Dejábamos de quejarnos en la barra del bar, la cola del pan, las gradas del campo de fútbol y las sobremesas en casa de la suegra.
Dejábamos de conformarnos con el eco que encontramos en todos los demás.
Apagábamos la tele y salíamos a la calle.
Y provocábamos una revolución, aun a sabiendas de que tarde o temprano llegaría la contrarrevolución, porque el ser humano no tiene arreglo.
Los hijos de los políticos irían a colegios públicos.
Ellos y sus familiares esperarían en la consulta de la Seguridad Social contigo o conmigo.
Y no sabríamos quienes eran.
Porque no tendrían coches oficiales, no tendrían guardaespaldas, irían a trabajar en su propio coche o en transporte público. No tendrían sitios privilegiados para aparcar ni saldrían en la tele: así podrían infiltrarse en la realidad social y vivir como el pueblo.
Podríamos convertir todos los Ministerios y similares en viviendas de protección oficial. Ya hay bancos que no tienen oficinas ¿por qué no sucede igual con los Ministerios?

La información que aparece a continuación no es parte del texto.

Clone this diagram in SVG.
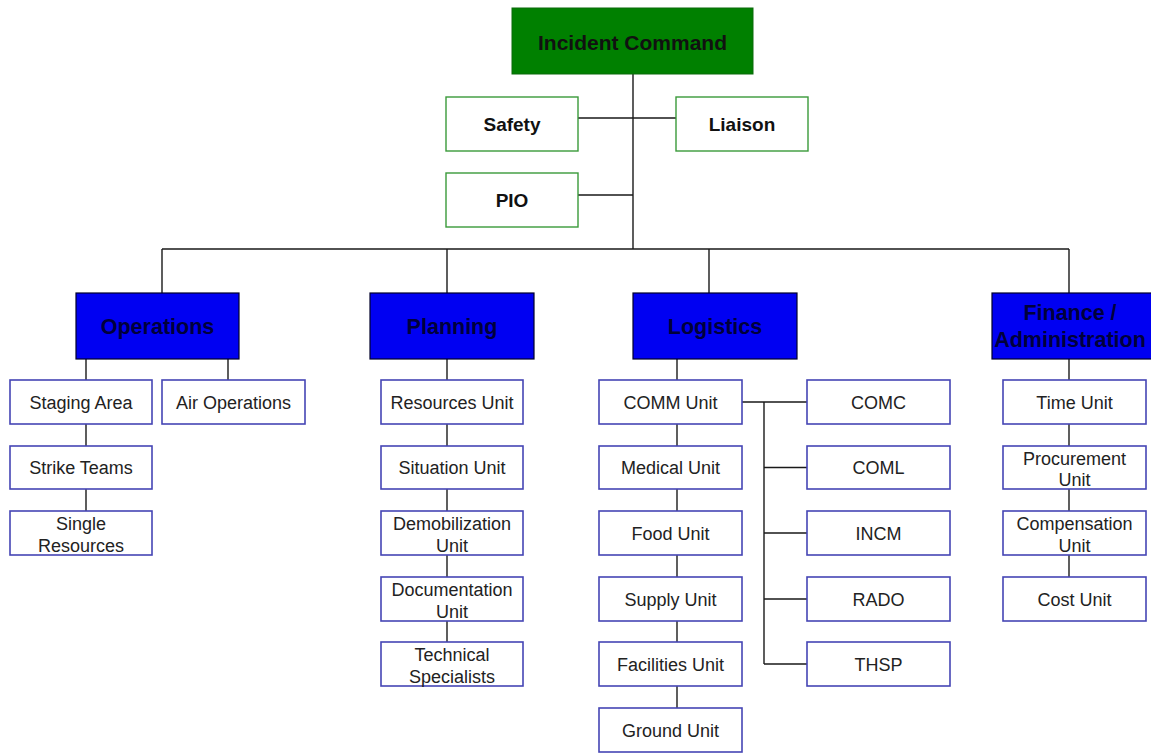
<svg xmlns="http://www.w3.org/2000/svg" width="1151" height="753" viewBox="0 0 1151 753">
<style>
.ln{stroke:#1a1a1a;stroke-width:1.4;fill:none}
.ic{fill:#008000;stroke:#0a6a0a;stroke-width:1}
.st{fill:#fff;stroke:#3a9a3a;stroke-width:1.4}
.sec{fill:#0000f2;stroke:#00002a;stroke-width:1.2}
.u{fill:#fff;stroke:#4545b5;stroke-width:1.6}
text{font-family:"Liberation Sans",Arial,sans-serif;text-anchor:middle}
.t1{font-size:21px;font-weight:bold;fill:#111}
.t2{font-size:19px;font-weight:bold;fill:#111}
.t3{font-size:21.5px;font-weight:bold;fill:#00003a}
.t4{font-size:18px;fill:#222}
</style>
<rect width="1151" height="753" fill="#fff"/>
<g id="connectors">
<path class="ln" d="M633 74V249M578 118H676M578 195H633"/>
<path class="ln" d="M162 249H1069M162 249V293M447 249V293M709 249V293M1069 249V293"/>
<path class="ln" d="M86 359V533M228 359V380"/>
<path class="ln" d="M447 359V664"/>
<path class="ln" d="M677 359V730"/>
<path class="ln" d="M742 402H807M764 402V664M764 467.5H807M764 533H807M764 599H807M764 664H807"/>
<path class="ln" d="M1069 359V599"/>
</g>
<g id="incident-command"><rect class="ic" x="512" y="8" width="241" height="66"/><text class="t1" x="632.5" y="50">Incident Command</text></g>
<g id="safety"><rect class="st" x="446" y="97" width="132" height="54"/><text class="t2" x="512" y="131">Safety</text></g>
<g id="liaison"><rect class="st" x="676" y="97" width="132" height="54"/><text class="t2" x="742" y="131">Liaison</text></g>
<g id="pio"><rect class="st" x="446" y="173" width="132" height="54"/><text class="t2" x="512" y="207">PIO</text></g>

<g id="operations"><rect class="sec" x="76" y="293" width="163" height="66"/><text class="t3" x="157.5" y="333.5">Operations</text></g>
<g id="planning"><rect class="sec" x="370" y="293" width="164" height="66"/><text class="t3" x="452" y="333.5">Planning</text></g>
<g id="logistics"><rect class="sec" x="633" y="293" width="164" height="66"/><text class="t3" x="715" y="333.5">Logistics</text></g>
<g id="finance"><rect class="sec" x="992" y="293" width="170" height="66"/><text class="t3" x="1070" y="320">Finance /</text><text class="t3" x="1070" y="347">Administration</text></g>

<g id="staging-area"><rect class="u" x="10" y="380" width="142" height="44"/><text class="t4" x="81" y="408.5">Staging Area</text></g>
<g id="air-operations"><rect class="u" x="162" y="380" width="143" height="44"/><text class="t4" x="233.5" y="408.5">Air Operations</text></g>
<g id="strike-teams"><rect class="u" x="10" y="446" width="142" height="43"/><text class="t4" x="81" y="474">Strike Teams</text></g>
<g id="single-resources"><rect class="u" x="10" y="511" width="142" height="44"/><text class="t4" x="81" y="530">Single</text><text class="t4" x="81" y="552">Resources</text></g>

<g id="resources-unit"><rect class="u" x="381" y="380" width="142" height="44"/><text class="t4" x="452" y="408.5">Resources Unit</text></g>
<g id="situation-unit"><rect class="u" x="381" y="446" width="142" height="43"/><text class="t4" x="452" y="474">Situation Unit</text></g>
<g id="demobilization-unit"><rect class="u" x="381" y="511" width="142" height="44"/><text class="t4" x="452" y="530">Demobilization</text><text class="t4" x="452" y="552">Unit</text></g>
<g id="documentation-unit"><rect class="u" x="381" y="577" width="142" height="44"/><text class="t4" x="452" y="596">Documentation</text><text class="t4" x="452" y="618">Unit</text></g>
<g id="technical-specialists"><rect class="u" x="381" y="642" width="142" height="44"/><text class="t4" x="452" y="661">Technical</text><text class="t4" x="452" y="683">Specialists</text></g>

<g id="comm-unit"><rect class="u" x="599" y="380" width="143" height="44"/><text class="t4" x="670.5" y="408.5">COMM Unit</text></g>
<g id="medical-unit"><rect class="u" x="599" y="446" width="143" height="43"/><text class="t4" x="670.5" y="474">Medical Unit</text></g>
<g id="food-unit"><rect class="u" x="599" y="511" width="143" height="44"/><text class="t4" x="670.5" y="539.5">Food Unit</text></g>
<g id="supply-unit"><rect class="u" x="599" y="577" width="143" height="44"/><text class="t4" x="670.5" y="605.5">Supply Unit</text></g>
<g id="facilities-unit"><rect class="u" x="599" y="642" width="143" height="44"/><text class="t4" x="670.5" y="670.5">Facilities Unit</text></g>
<g id="ground-unit"><rect class="u" x="599" y="708" width="143" height="44"/><text class="t4" x="670.5" y="736.5">Ground Unit</text></g>

<g id="comc"><rect class="u" x="807" y="380" width="143" height="44"/><text class="t4" x="878.5" y="408.5">COMC</text></g>
<g id="coml"><rect class="u" x="807" y="446" width="143" height="43"/><text class="t4" x="878.5" y="474">COML</text></g>
<g id="incm"><rect class="u" x="807" y="511" width="143" height="44"/><text class="t4" x="878.5" y="539.5">INCM</text></g>
<g id="rado"><rect class="u" x="807" y="577" width="143" height="44"/><text class="t4" x="878.5" y="605.5">RADO</text></g>
<g id="thsp"><rect class="u" x="807" y="642" width="143" height="44"/><text class="t4" x="878.5" y="670.5">THSP</text></g>

<g id="time-unit"><rect class="u" x="1003" y="380" width="143" height="44"/><text class="t4" x="1074.5" y="408.5">Time Unit</text></g>
<g id="procurement-unit"><rect class="u" x="1003" y="446" width="143" height="43"/><text class="t4" x="1074.5" y="464.5">Procurement</text><text class="t4" x="1074.5" y="486">Unit</text></g>
<g id="compensation-unit"><rect class="u" x="1003" y="511" width="143" height="44"/><text class="t4" x="1074.5" y="530">Compensation</text><text class="t4" x="1074.5" y="552">Unit</text></g>
<g id="cost-unit"><rect class="u" x="1003" y="577" width="143" height="44"/><text class="t4" x="1074.5" y="605.5">Cost Unit</text></g>
</svg>
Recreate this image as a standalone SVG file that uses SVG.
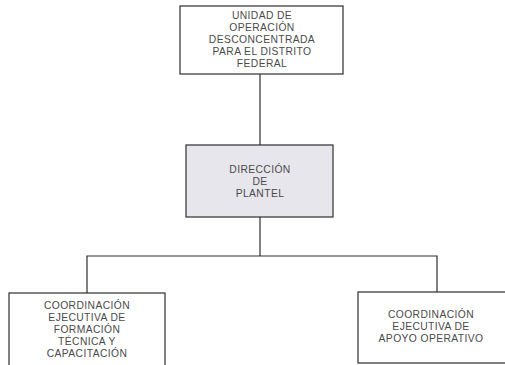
<svg xmlns="http://www.w3.org/2000/svg" width="505" height="365" viewBox="0 0 505 365">
<style>
.box{fill:#ffffff;stroke:#2e2e2e;stroke-width:1.2}
.gray{fill:#e8e6ed}
.con{fill:none;stroke:#2e2e2e;stroke-width:1.2}
text{font-family:"Liberation Sans",Arial,sans-serif;font-size:10.3px;fill:#4a4a4a;text-anchor:middle;letter-spacing:0.4px}
</style>
<rect width="505" height="365" fill="#ffffff"/>
<g id="connectors">
<line class="con" x1="260" y1="74" x2="260" y2="145"/>
<line class="con" x1="260" y1="217" x2="260" y2="256"/>
<polyline class="con" points="87,293 87,256 437,256 437,292"/>
</g>
<g id="unidad">
<rect class="box" x="180" y="6" width="163" height="68"/>
<text x="262" y="19">UNIDAD DE</text>
<text x="262" y="31">OPERACIÓN</text>
<text x="262" y="43">DESCONCENTRADA</text>
<text x="262" y="55">PARA EL DISTRITO</text>
<text x="262" y="67">FEDERAL</text>
</g>
<g id="direccion">
<rect class="box gray" x="186" y="145" width="147" height="72"/>
<text x="260" y="173">DIRECCIÓN</text>
<text x="260" y="185">DE</text>
<text x="260" y="197">PLANTEL</text>
</g>
<g id="formacion">
<rect class="box" x="9" y="293" width="156" height="80"/>
<text x="87" y="309">COORDINACIÓN</text>
<text x="87" y="321">EJECUTIVA  DE</text>
<text x="87" y="333">FORMACIÓN</text>
<text x="87" y="345">TÉCNICA  Y</text>
<text x="87" y="357">CAPACITACIÓN</text>
</g>
<g id="apoyo">
<rect class="box" x="358" y="292" width="160" height="71"/>
<text x="431" y="318">COORDINACIÓN</text>
<text x="431" y="330">EJECUTIVA  DE</text>
<text x="431" y="342">APOYO  OPERATIVO</text>
</g>
</svg>
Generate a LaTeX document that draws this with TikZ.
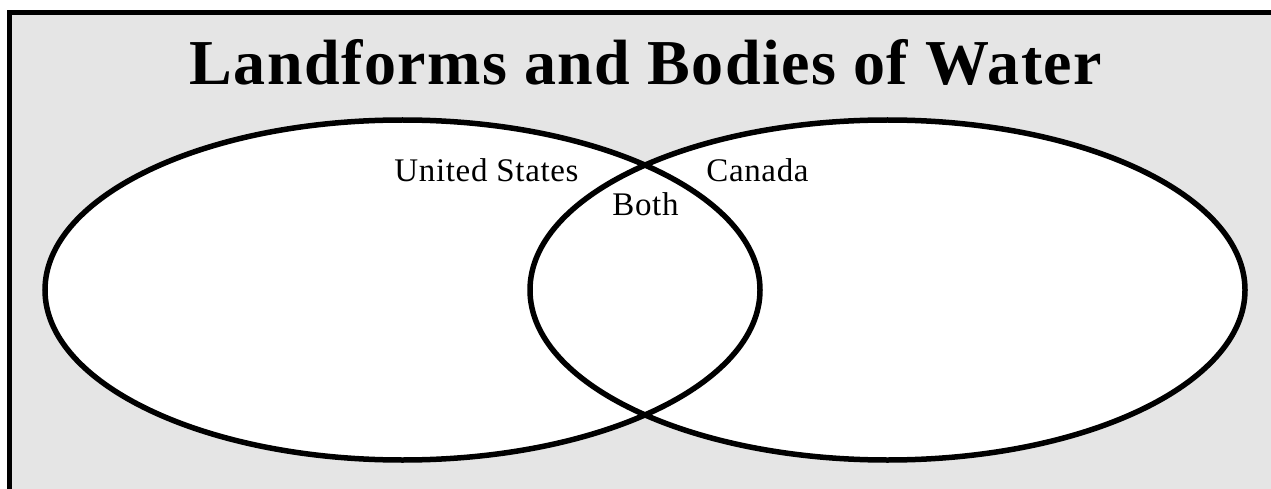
\documentclass[tikz,border=0pt]{standalone}
\usepackage{fontspec}
\setmainfont{Liberation Serif}
\definecolor{bggray}{HTML}{E5E5E5}
\tikzset{
  outline/.style={draw=black, line width=5.5pt},
  label text/.style={font=\fontsize{33}{38}\selectfont\addfontfeatures{LetterSpace=2}, anchor=base, inner sep=0pt},
  title text/.style={font=\fontsize{64}{72}\bfseries\selectfont\addfontfeatures{LetterSpace=2.2}, anchor=base, inner sep=0pt}
}
\begin{document}
\begin{tikzpicture}[x=1pt,y=-1pt]
\useasboundingbox (0,0) rectangle (1271,489);
\fill[bggray] (7,10) rectangle (1271,489);
\draw[outline, line cap=butt] (9.5,489) -- (9.5,12.5) -- (1271,12.5);
\node[title text] (title) at (646,85) {Landforms and Bodies of Water};
\fill[white] (402.5,290) ellipse [x radius=357.5, y radius=170];
\fill[white] (887.5,290) ellipse [x radius=357.5, y radius=170];
\draw[outline] (402.5,290) ellipse [x radius=357.5, y radius=170];
\draw[outline] (887.5,290) ellipse [x radius=357.5, y radius=170];
\node[label text] (us) at (486.5,182) {United States};
\node[label text] (ca) at (757.5,182) {Canada};
\node[label text] (both) at (645.5,215) {Both};
\end{tikzpicture}
\end{document}
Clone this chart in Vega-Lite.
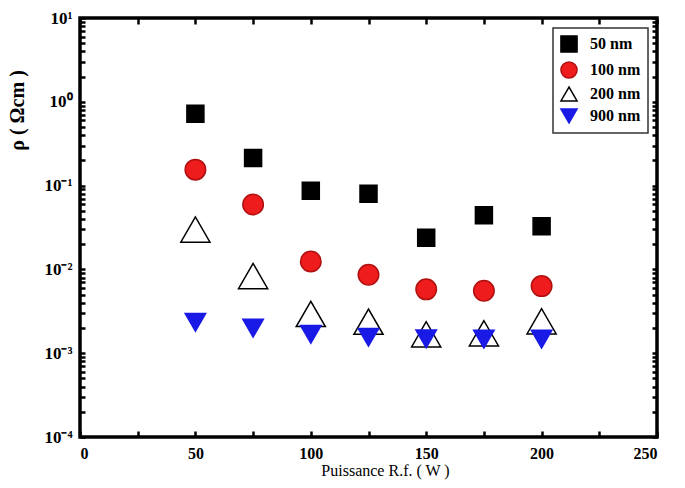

Se legalizarían las drogas, la prostitución, todo aquello que tiene gran demanda y está prohibido. Así dejaríamos de mantener a gran parte de la población reclusa, y podríamos invertir todo el dinero que nos gastamos en perseguir esos delitos en Educación, Sanidad, Justicia e Infraestructuras. No en partidos políticos, sindicatos y otros chupasangres que sólo sirven para ofrecerse como solución a los problemas que ellos crean.
Excepto el presidente, ningún cargo público ganaría más de 3.000 euros al mes.
Su sueldo sólo podría subir en función del IPC y una sola vez al año.
El presidente ganaría 6.000, para que le diera para invitar a otros mandatarios a comer en su piso de 100 metros con su traje comprado en unos grandes almacenes. No querríamos que los otros le admiren por el dinero que gasta, sino por su buen hacer. En virtud de su cargo, se le exoneraría de asistir a las reuniones de la Comunidad de Vecinos.
No harían falta tantas medidas de seguridad, tantos hoteles de lujo, tantas comilonas ni tantas dietas a cargo de el Estado, porque, excepto cuando fuera imprescindible, las reuniones a alto nivel se harían por video conferencia. No tendríamos que apabullar a las delegaciones de otros países por nuestra riqueza, sino por nuestra capacidad para hacer que se sientan cómodos en cualquier parte.
¿Da miedo la idea de unos políticos sin cara?
Porque nos han hecho creer que son imprescindibles, que sus caras garantizan que algún día darán la cara.
Pero, si te paras a pensarlo, no conocemos el rostro de quienes de verdad mandan, esos que han conseguido que la clase media pague su propio exterminio.